De acordo com Luana, uma das hipóteses para o aumento de flagrantes em Soledade é a falta de convênio do município para emissão das autorizações. Desde o ano passado, os moradores precisam fazer a solicitação exclusivamente à Fundação Estadual de Proteção Ambiental (Fepam).
Mas a situação deve ser normalizada nos próximos meses, uma vez que a prefeitura já trabalha para firmar um novo convênio. Ainda assim, o Departamento Ambiental faz todo o acompanhamento e orientação aos interessados, em especial com os moradores da zona rural, onde se concentram os casos de desmatamento.
Essa característica do local da destruição não é exclusiva de Soledade, já que segundo informações do 3° BABM a maioria dos crimes acontece mesmo em propriedade rural. Por isso, no fim de janeiro a Fepam deu início à Operação Tekohá, com o objetivo de autuar proprietários rurais envolvidos em crimes de desmatamento.
A ação vem após denúncias enviadas pelo Ministério Público do RS. Os valores das multas variam de R$ 1,3 mil a R$ 9 mil por hectare devastado, dependendo se o crime foi cometido no bioma Pampa ou no bioma Mata Atlântica.
— As ações são sempre fruto de denúncias, da atuação de inteligência policial e muitas operações integradas com diversos órgãos, a fim de potencializar a atuação e, ao mesmo tempo, colaborar com a redução de diversos outros crimes que não só os de âmbito ambiental — esclarece o comandante do 3° BABM, tenente-coronel Alessandro Bernardes.
Somente em 2023, o batalhão constatou um aumento de 113% nos desmatamentos em toda a área de atuação. Durante as operações, mais de 27 mil pessoas foram abordadas, o que também representou aumento de 49% em relação ao ano anterior. Houve ainda um aumento de 70% na apreensão de madeira.
Tecnologia e reflorestamento
Entre os 128 municípios do norte gaúcho analisados no levantamento de GZH, foram 1.025 alertas registrados na Mapbiomas e mais de 1.690 hectares desmatados.
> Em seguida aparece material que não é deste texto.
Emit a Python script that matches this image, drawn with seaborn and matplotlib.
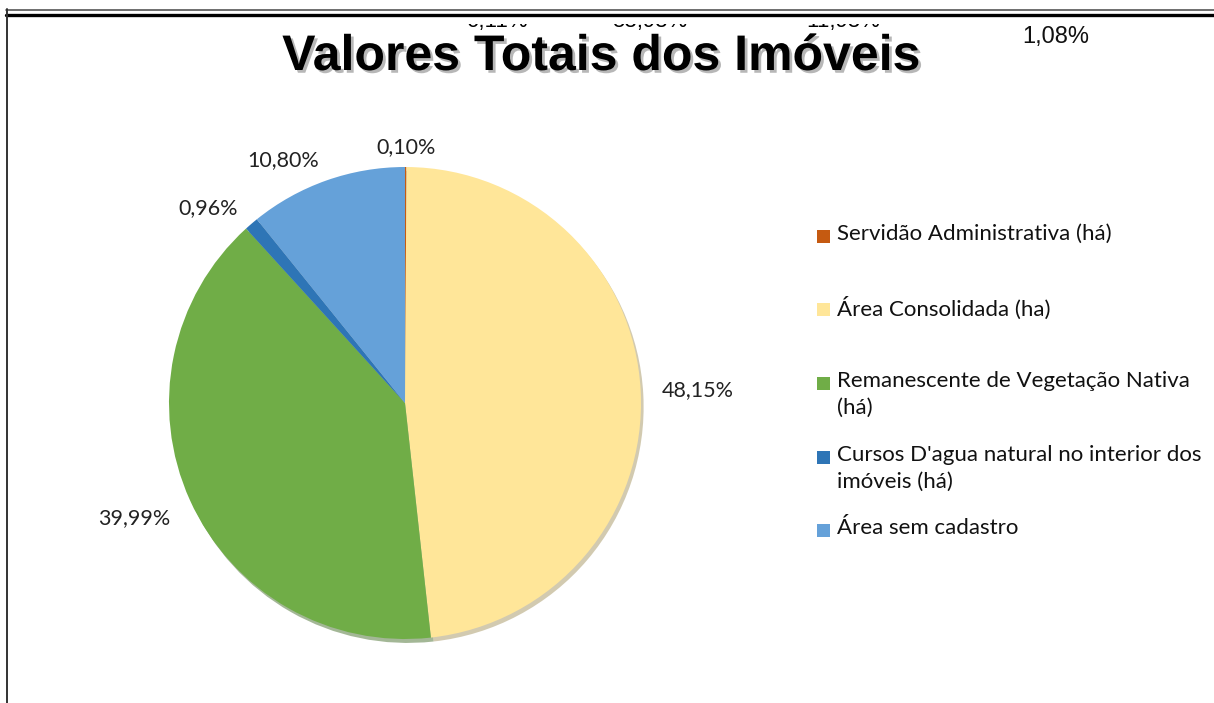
import matplotlib
matplotlib.use("Agg")
import matplotlib.pyplot as plt
import matplotlib.patheffects as pe
from matplotlib.patches import Rectangle
from matplotlib.lines import Line2D
import seaborn as sns

# ---- data ----
categories = [
    "Servidão Administrativa (há)",
    "Área Consolidada (ha)",
    "Remanescente de Vegetação Nativa\n(há)",
    "Cursos D'agua natural no interior dos\nimóveis (há)",
    "Área sem cadastro",
]
values = [0.10, 48.15, 39.99, 0.96, 10.80]
colors = ["#C55A11", "#FFE699", "#70AD47", "#2E75B6", "#65A1D9"]
title = "Valores Totais dos Imóveis"
stray_labels = ["0,11%", "53,93%", "11,93%"]
corner_label = "1,08%"

sns.set_theme(style="white")
plt.rcParams["font.family"] = ["Lato", "DejaVu Sans"]

W, H = 1214, 703
fig = plt.figure(figsize=(W / 100, H / 100), dpi=100)
fig.patch.set_facecolor("white")

def fx(px):
    return px / W

def fy(py):
    return 1 - py / H

# pie axes: center (405, 403), radius 236 px
R = 236
cx, cy = 405, 403
ax = fig.add_axes([fx(cx - R), fy(cy + R), 2 * R / W, 2 * R / H])
ax.set_aspect("equal")
pal = sns.color_palette(colors)
pct_labels = [f"{v:.2f}%".replace(".", ",") for v in values]
wedges, texts = ax.pie(
    values,
    colors=pal,
    startangle=90,
    counterclock=False,
    labels=pct_labels,
    labeldistance=1.09,
    shadow={"ox": 0.008, "oy": -0.012, "shade": 0.35},
    wedgeprops=dict(linewidth=0),
    textprops=dict(fontsize=15.5, color="#222222"),
)
for t in texts:
    x, y = t.get_position()
    if abs(x) < 0.15:
        t.set_ha("center")
        t.set_va("bottom")
        t.set_position((x, y - 0.05))
    elif x < -0.8:
        t.set_position((x, y - 0.04))
ax.set_xlim(-1, 1)
ax.set_ylim(-1, 1)
ax.axis("off")

# title with shadow
fig.text(
    fx(601), fy(70), title, ha="center", va="baseline",
    fontsize=36, fontweight="bold", family=["Liberation Sans", "DejaVu Sans"],
    color="black", zorder=7,
    path_effects=[pe.SimplePatchShadow(offset=(2, -2), shadow_rgbFace="#888888", alpha=0.6), pe.Normal()],
)

# stray partially hidden labels at top (only their lower edge shows)
for lbl, xc in zip(stray_labels, [497, 650, 843]):
    fig.text(fx(xc), fy(27.5), lbl, ha="center", va="baseline", fontsize=16,
             family=["Liberation Sans", "DejaVu Sans"], color="black", zorder=3)
fig.add_artist(Rectangle((0, fy(23.5)), 1, 23.5 / H, transform=fig.transFigure,
                         facecolor="white", edgecolor="none", zorder=5))

fig.text(fx(1056), fy(43), corner_label, ha="center", va="baseline", fontsize=17,
         family=["Liberation Sans Narrow", "Liberation Sans", "DejaVu Sans"], color="#111111",
         zorder=7)

# legend (manual, Excel-style)
leg_y = [236, 309, 383, 457, 530]
for lbl, col, yy in zip(categories, colors, leg_y):
    fig.add_artist(Rectangle((fx(817), fy(yy + 6.5)), 13 / W, 13 / H,
                             transform=fig.transFigure, facecolor=col, edgecolor="none"))
    fig.text(fx(837), fy(yy - 12), lbl, ha="left", va="top", fontsize=16,
             color="#111111", linespacing=1.45)

# frame lines
fig.add_artist(Line2D([fx(6), 1], [fy(9.5), fy(9.5)], transform=fig.transFigure,
                      color="#555555", linewidth=1.2, zorder=8))
fig.add_artist(Line2D([fx(6), 1], [fy(14.5), fy(14.5)], transform=fig.transFigure,
                      color="black", linewidth=2.4, zorder=8))
fig.add_artist(Line2D([fx(6.5), fx(6.5)], [fy(9), 0], transform=fig.transFigure,
                      color="#333333", linewidth=1.4, zorder=8))

fig.savefig("out.png", dpi=100)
Apenas 16 cidades não registraram casos: Barra Funda, Carazinho, Engenho Velho, Estação, Jacutinga, Lagoa dos Três Cantos, Não-Me-Toque, Nicolau Vergueiro, Ronda Alta, Santa Cecília do Sul, Santo Antônio do Planalto, São Pedro das Missões, Selbach, Tapejara, Tapera e Vila Lângaro.
Além de equipes capacitadas, a tecnologia é um diferencial que tem auxiliado os policiais, o que ajuda a explicar o aumento no número de flagrantes.
— O georreferenciamento dá uma noção da situação dos locais. O drone amplia a possibilidade das constatações, principalmente em locais de grande extensão territorial ou de difícil acesso — avalia o comandante do 3° BABM.
Após os flagrantes, os casos são encaminhados para o Ministério Público. Conforme o tenente-Coronel Alessandro Bernardes, é nesta fase que o motivo do desmatamento costuma ser descoberto: para plantio, criação de gado ou construção de imóveis, geralmente.
Além de pagar a multa prevista ou ter a pena de detenção decretada — entre um e três anos —, quem cometeu o crime ambiental também precisa fazer a recuperação da área. Em Soledade, o processo deve ser feito sempre com espécies nativas e pode acontecer de duas formas, como explica a diretora de Meio Ambiente do Departamento Ambiental de Soledade:
— Quando é irregular, a recuperação tem que ser feita na mesma área desmatada. Já quando a pessoa tem alvará para suprimir, a compensação com o plantio de mudas nativas é realizada em outra área.
Mas para evitar problemas, a principal orientação dos órgãos é de que as pessoas façam o pedido de licenciamento. O primeiro passo é encaminhar a solicitação de Licença Prévia para estudo da área e avaliação da viabilidade do manejo. Para supressão de vegetação nativa, é necessária uma licença específica. Então o indicado é que a população busque as Secretarias do Meio Ambiente de seu município ou a própria Fepam antes de suprimir a vegetação.